INSTRUCTIONS FOR THE TASK.
Print the lines of the listing below verbatim from its first line through the line bearing "(0,0) rectangle (664,410);". Any pictures are to be omitted.

(Code that draws figures)
○ ○ ○ ○ ○ ○ ○

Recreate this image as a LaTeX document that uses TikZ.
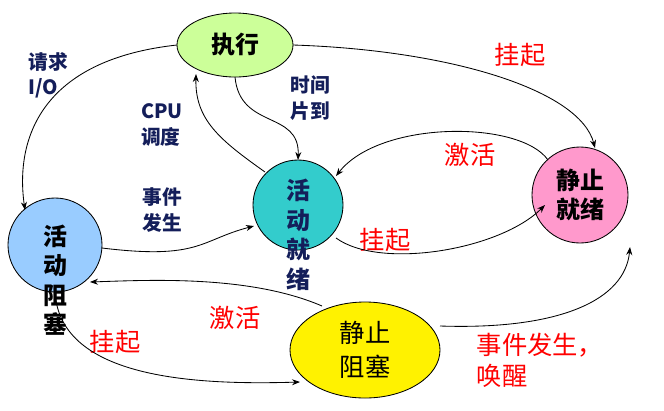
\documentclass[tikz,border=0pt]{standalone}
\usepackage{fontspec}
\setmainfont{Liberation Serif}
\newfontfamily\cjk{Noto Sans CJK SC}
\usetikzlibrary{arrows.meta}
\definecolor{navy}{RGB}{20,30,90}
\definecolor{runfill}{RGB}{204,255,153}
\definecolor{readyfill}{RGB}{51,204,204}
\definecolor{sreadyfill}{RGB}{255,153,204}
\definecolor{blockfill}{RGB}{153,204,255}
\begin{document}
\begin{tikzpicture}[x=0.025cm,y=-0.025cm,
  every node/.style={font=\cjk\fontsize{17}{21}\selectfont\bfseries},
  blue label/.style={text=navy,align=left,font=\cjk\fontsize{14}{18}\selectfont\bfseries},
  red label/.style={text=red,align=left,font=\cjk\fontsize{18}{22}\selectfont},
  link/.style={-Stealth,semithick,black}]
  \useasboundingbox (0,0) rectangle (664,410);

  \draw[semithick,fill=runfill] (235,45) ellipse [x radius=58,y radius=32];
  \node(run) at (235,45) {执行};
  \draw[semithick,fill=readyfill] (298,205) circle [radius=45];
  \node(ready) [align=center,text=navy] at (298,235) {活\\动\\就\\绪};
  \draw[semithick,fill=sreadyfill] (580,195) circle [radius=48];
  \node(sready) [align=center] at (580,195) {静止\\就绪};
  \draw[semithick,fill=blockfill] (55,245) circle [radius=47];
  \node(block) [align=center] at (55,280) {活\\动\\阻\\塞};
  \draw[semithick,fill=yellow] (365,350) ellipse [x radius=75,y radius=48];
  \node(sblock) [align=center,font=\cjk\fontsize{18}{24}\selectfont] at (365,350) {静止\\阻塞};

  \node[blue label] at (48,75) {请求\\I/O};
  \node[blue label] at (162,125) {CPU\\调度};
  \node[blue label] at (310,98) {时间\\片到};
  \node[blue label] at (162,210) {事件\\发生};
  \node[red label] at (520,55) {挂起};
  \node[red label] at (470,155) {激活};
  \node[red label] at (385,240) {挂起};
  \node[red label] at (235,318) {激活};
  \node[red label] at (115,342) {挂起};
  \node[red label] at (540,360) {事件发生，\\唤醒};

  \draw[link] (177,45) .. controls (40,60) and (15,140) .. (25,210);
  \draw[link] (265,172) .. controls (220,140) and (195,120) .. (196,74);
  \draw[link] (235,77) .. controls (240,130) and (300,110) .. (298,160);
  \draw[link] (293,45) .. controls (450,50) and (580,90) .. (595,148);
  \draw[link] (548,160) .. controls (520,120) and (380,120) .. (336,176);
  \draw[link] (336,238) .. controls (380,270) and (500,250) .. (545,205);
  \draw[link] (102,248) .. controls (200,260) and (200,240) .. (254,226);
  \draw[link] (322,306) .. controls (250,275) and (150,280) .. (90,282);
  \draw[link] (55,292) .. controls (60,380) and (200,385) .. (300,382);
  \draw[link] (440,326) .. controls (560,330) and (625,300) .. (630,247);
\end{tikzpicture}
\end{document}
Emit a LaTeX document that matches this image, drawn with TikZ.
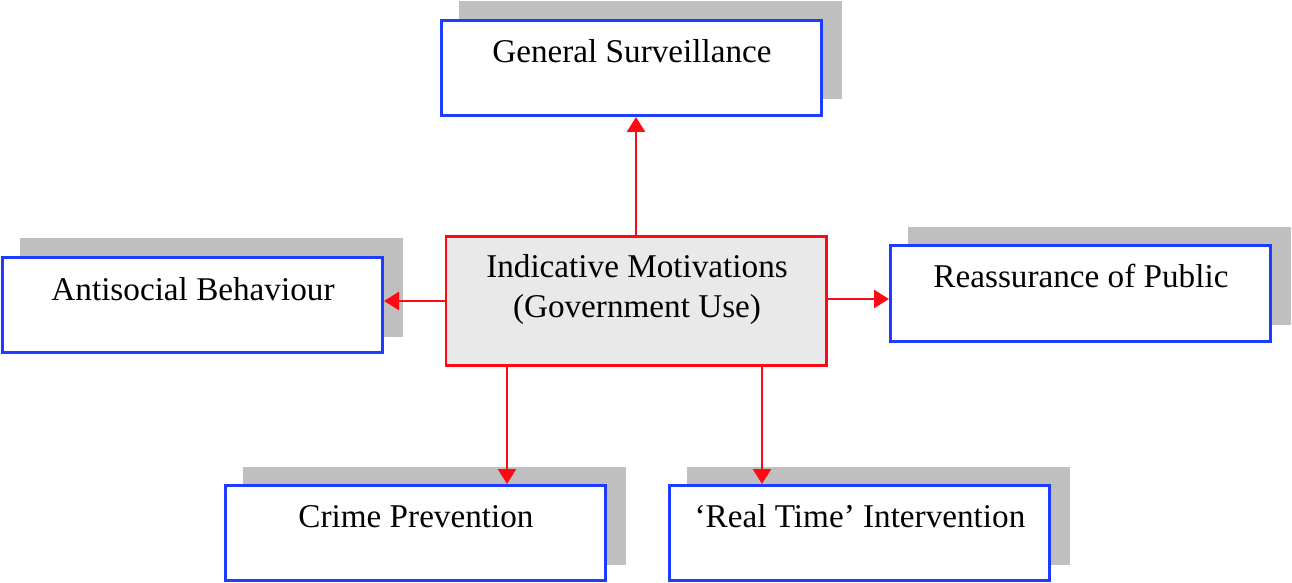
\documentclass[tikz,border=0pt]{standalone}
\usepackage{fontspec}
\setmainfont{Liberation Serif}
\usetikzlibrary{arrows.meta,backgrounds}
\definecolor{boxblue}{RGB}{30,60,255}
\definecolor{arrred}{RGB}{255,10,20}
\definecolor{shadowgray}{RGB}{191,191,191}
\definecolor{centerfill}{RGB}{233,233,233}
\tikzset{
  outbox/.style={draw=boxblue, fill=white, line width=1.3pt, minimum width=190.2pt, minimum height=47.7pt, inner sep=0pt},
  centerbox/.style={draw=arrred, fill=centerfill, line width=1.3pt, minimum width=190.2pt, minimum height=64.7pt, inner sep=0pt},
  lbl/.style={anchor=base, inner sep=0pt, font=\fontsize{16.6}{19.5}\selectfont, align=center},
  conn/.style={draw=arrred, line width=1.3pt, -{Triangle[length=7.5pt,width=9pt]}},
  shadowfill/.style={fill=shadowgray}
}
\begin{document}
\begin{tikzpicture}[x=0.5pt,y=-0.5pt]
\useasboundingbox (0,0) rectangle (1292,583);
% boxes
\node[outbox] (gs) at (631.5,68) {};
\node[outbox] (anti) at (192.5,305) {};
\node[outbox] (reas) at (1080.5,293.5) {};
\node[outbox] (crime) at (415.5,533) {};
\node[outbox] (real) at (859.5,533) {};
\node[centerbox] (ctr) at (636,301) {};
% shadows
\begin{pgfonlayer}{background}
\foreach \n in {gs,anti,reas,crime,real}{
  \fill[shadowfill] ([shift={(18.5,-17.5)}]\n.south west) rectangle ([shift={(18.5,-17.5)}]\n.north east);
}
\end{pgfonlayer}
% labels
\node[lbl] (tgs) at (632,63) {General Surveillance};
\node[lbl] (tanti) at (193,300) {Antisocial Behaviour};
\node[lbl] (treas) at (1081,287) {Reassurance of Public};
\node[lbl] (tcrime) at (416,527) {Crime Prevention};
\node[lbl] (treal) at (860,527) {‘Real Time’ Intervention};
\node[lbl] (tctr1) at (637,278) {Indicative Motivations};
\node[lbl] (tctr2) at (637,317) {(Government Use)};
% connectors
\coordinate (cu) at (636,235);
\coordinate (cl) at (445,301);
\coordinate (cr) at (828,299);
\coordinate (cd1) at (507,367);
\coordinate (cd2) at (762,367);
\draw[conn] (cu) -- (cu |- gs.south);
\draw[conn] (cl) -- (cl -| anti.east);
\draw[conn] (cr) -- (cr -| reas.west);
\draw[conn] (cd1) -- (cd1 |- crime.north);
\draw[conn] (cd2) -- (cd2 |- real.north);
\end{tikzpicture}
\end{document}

○ ○ ○ ○ ○ ○ ○

PROBLEM SOLUTION.
Recreate this image as a LaTeX document that uses TikZ.
\documentclass[tikz,border=0pt]{standalone}
\usepackage{fontspec}
\setmainfont{Liberation Serif}
\newfontfamily\cjk{Noto Sans CJK SC}
\usetikzlibrary{arrows.meta}
\definecolor{navy}{RGB}{20,30,90}
\definecolor{runfill}{RGB}{204,255,153}
\definecolor{readyfill}{RGB}{51,204,204}
\definecolor{sreadyfill}{RGB}{255,153,204}
\definecolor{blockfill}{RGB}{153,204,255}
\begin{document}
\begin{tikzpicture}[x=0.025cm,y=-0.025cm,
  every node/.style={font=\cjk\fontsize{17}{21}\selectfont\bfseries},
  blue label/.style={text=navy,align=left,font=\cjk\fontsize{14}{18}\selectfont\bfseries},
  red label/.style={text=red,align=left,font=\cjk\fontsize{18}{22}\selectfont},
  link/.style={-Stealth,semithick,black}]
  \useasboundingbox (0,0) rectangle (664,410);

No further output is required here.